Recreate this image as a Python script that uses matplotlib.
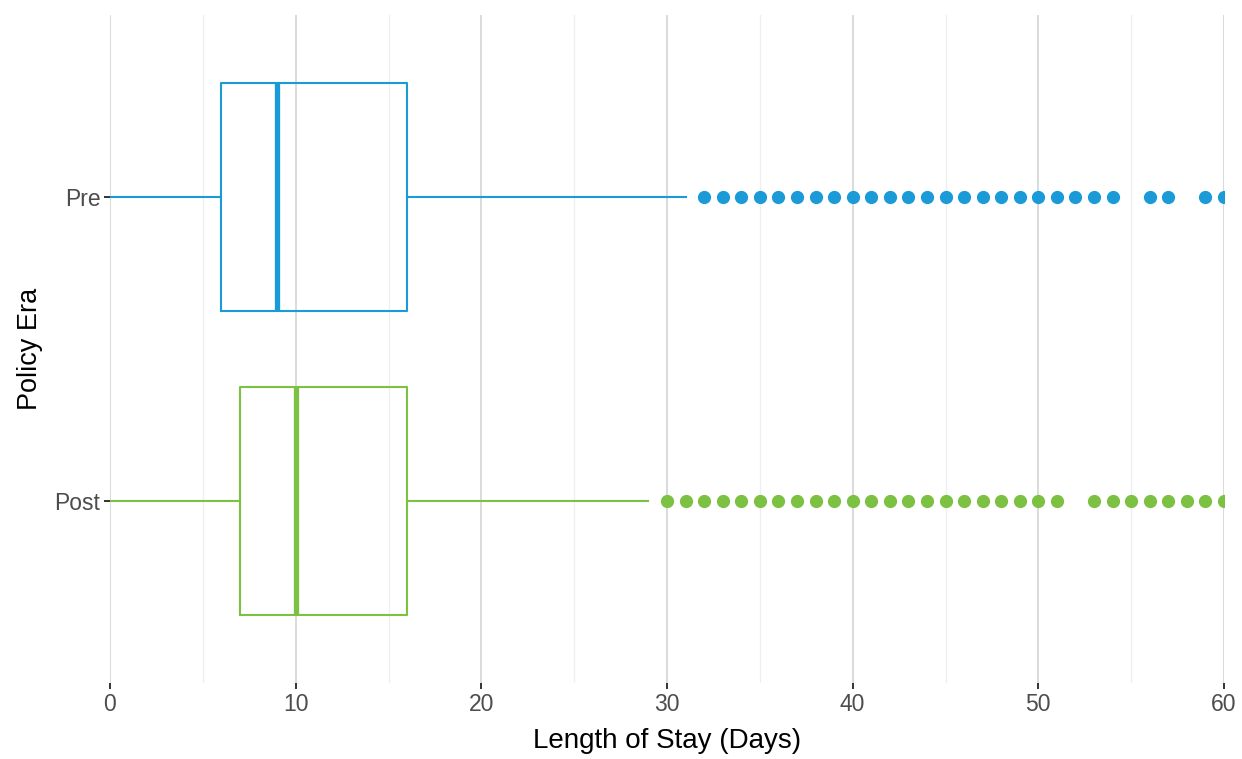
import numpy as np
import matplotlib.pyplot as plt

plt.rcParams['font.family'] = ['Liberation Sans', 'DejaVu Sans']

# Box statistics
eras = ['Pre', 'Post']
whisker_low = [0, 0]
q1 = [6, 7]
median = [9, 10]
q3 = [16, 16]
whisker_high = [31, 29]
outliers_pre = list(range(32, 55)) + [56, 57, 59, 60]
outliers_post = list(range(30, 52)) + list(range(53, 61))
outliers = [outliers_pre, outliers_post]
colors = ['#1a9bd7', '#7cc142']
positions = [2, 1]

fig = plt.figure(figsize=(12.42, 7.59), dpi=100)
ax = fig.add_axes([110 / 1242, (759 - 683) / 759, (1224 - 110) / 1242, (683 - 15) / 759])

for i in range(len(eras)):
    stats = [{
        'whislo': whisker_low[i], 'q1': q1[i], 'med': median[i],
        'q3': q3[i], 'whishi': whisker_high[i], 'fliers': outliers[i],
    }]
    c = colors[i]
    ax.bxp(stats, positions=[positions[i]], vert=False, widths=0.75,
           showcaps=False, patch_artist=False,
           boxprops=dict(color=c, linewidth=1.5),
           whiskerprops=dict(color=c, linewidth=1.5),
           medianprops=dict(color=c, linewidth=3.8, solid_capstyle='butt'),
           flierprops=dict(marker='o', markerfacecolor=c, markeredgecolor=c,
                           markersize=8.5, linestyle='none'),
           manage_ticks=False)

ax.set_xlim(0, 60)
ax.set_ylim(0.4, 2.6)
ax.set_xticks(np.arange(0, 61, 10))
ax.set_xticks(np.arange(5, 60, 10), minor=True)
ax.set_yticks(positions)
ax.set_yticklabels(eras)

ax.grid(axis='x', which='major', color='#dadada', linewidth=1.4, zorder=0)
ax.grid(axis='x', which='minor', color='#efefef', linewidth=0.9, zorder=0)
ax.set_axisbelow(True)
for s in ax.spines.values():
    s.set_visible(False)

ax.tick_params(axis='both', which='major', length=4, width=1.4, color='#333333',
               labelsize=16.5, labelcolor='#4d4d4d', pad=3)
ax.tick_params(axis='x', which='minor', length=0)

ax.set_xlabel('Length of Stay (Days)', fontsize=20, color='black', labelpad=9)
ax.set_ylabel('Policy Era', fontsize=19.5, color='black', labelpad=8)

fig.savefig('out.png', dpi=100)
==============================
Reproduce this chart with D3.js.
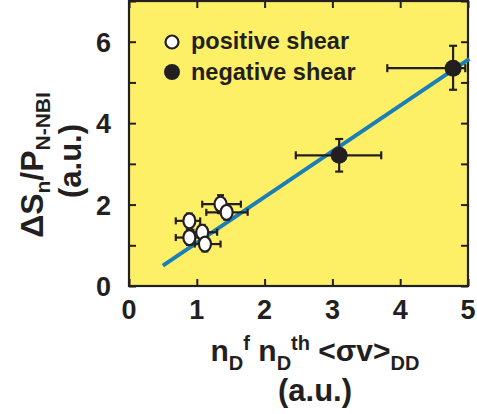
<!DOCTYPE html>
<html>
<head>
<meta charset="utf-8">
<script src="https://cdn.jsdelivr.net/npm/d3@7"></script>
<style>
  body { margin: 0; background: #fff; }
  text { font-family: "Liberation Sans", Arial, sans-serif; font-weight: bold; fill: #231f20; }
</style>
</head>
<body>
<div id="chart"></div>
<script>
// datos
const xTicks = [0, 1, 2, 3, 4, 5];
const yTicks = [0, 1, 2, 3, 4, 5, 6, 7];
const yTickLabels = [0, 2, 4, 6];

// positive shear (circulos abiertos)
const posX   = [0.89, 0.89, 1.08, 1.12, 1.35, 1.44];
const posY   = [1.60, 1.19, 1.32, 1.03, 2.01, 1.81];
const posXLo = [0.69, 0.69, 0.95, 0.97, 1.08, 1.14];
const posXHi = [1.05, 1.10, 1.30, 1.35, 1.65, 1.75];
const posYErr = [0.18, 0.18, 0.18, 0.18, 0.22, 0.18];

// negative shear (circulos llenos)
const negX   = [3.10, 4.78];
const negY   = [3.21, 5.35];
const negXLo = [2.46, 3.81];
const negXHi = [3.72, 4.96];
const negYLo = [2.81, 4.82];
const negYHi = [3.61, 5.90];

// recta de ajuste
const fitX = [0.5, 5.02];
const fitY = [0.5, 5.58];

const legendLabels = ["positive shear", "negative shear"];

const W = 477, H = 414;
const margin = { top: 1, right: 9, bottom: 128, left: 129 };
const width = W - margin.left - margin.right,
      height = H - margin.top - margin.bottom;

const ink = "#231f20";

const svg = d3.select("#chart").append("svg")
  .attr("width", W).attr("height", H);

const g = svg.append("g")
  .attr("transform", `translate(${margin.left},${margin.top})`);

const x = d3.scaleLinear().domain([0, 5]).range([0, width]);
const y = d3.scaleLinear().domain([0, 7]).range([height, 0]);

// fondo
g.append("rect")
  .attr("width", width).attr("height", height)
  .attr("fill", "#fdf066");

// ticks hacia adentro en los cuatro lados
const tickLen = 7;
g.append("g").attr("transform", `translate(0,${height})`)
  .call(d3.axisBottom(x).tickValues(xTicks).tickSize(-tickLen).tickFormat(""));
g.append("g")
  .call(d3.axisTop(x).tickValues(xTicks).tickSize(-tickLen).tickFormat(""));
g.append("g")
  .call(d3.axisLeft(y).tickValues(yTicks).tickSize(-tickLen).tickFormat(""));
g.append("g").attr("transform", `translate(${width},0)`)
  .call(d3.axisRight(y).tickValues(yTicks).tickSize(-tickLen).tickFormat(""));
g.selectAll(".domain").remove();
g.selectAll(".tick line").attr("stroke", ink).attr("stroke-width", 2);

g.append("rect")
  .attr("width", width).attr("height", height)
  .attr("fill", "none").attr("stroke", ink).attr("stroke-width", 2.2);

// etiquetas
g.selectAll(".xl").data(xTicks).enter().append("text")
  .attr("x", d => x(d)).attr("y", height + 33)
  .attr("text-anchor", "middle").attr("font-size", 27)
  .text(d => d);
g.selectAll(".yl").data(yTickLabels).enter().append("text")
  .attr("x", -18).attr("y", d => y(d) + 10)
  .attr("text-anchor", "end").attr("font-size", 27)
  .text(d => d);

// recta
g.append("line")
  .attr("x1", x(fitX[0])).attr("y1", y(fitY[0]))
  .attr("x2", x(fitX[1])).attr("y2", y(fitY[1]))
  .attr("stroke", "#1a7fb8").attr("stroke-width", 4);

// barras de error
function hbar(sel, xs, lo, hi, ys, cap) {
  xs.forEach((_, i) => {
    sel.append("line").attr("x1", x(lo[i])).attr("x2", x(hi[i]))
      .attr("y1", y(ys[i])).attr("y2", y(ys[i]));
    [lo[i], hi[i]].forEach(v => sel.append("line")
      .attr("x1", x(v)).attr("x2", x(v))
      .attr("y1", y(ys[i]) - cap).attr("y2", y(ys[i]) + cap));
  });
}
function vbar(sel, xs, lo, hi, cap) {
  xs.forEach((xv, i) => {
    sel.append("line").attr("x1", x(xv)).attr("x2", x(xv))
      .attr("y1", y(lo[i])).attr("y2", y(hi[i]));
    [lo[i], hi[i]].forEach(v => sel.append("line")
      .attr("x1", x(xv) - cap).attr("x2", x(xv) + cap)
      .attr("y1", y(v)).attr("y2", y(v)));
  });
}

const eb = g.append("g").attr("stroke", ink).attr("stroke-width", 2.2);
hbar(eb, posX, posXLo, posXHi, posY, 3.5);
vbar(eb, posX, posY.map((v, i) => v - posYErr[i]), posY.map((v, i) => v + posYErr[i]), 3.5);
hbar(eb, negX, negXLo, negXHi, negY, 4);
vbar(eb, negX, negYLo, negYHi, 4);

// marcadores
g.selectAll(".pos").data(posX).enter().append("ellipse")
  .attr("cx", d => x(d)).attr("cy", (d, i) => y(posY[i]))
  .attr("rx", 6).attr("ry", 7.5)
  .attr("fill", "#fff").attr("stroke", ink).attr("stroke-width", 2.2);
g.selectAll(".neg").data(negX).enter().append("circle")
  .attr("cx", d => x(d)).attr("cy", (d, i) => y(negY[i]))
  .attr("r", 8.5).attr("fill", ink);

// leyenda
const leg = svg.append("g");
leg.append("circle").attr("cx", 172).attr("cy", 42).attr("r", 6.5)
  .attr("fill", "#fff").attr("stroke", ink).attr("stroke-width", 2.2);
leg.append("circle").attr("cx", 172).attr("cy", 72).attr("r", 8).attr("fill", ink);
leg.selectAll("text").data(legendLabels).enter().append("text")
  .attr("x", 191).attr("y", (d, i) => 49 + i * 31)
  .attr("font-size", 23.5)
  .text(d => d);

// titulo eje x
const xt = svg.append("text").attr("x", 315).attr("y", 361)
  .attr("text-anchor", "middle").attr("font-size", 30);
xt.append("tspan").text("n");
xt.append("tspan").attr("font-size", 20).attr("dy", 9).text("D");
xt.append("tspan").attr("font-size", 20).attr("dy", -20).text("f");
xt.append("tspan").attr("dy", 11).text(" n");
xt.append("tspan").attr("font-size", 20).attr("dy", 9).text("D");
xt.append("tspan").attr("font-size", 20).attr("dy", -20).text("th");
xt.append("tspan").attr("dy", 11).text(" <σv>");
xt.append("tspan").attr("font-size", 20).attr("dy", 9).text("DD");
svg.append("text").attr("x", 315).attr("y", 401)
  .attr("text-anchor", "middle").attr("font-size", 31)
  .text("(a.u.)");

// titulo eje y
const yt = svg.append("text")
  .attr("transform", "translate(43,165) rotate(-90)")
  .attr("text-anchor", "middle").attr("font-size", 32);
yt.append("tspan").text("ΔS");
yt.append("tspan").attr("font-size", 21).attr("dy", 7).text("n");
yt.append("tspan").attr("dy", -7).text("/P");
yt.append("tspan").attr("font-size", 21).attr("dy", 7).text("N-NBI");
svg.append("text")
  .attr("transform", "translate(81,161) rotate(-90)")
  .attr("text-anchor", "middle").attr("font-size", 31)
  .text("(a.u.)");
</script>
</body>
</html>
==============================
» Directive
Starting at the line containing "Reproduce this chart with D3.js." and ending at the line containing "const yTickLabels = [0, 2, 4, 6];", copy those lines exactly, both included, and nothing more. Leave out any picture.

» Result of this task
Reproduce this chart with D3.js.
<!DOCTYPE html>
<html>
<head>
<meta charset="utf-8">
<script src="https://cdn.jsdelivr.net/npm/d3@7"></script>
<style>
  body { margin: 0; background: #fff; }
  text { font-family: "Liberation Sans", Arial, sans-serif; font-weight: bold; fill: #231f20; }
</style>
</head>
<body>
<div id="chart"></div>
<script>
// datos
const xTicks = [0, 1, 2, 3, 4, 5];
const yTicks = [0, 1, 2, 3, 4, 5, 6, 7];
const yTickLabels = [0, 2, 4, 6];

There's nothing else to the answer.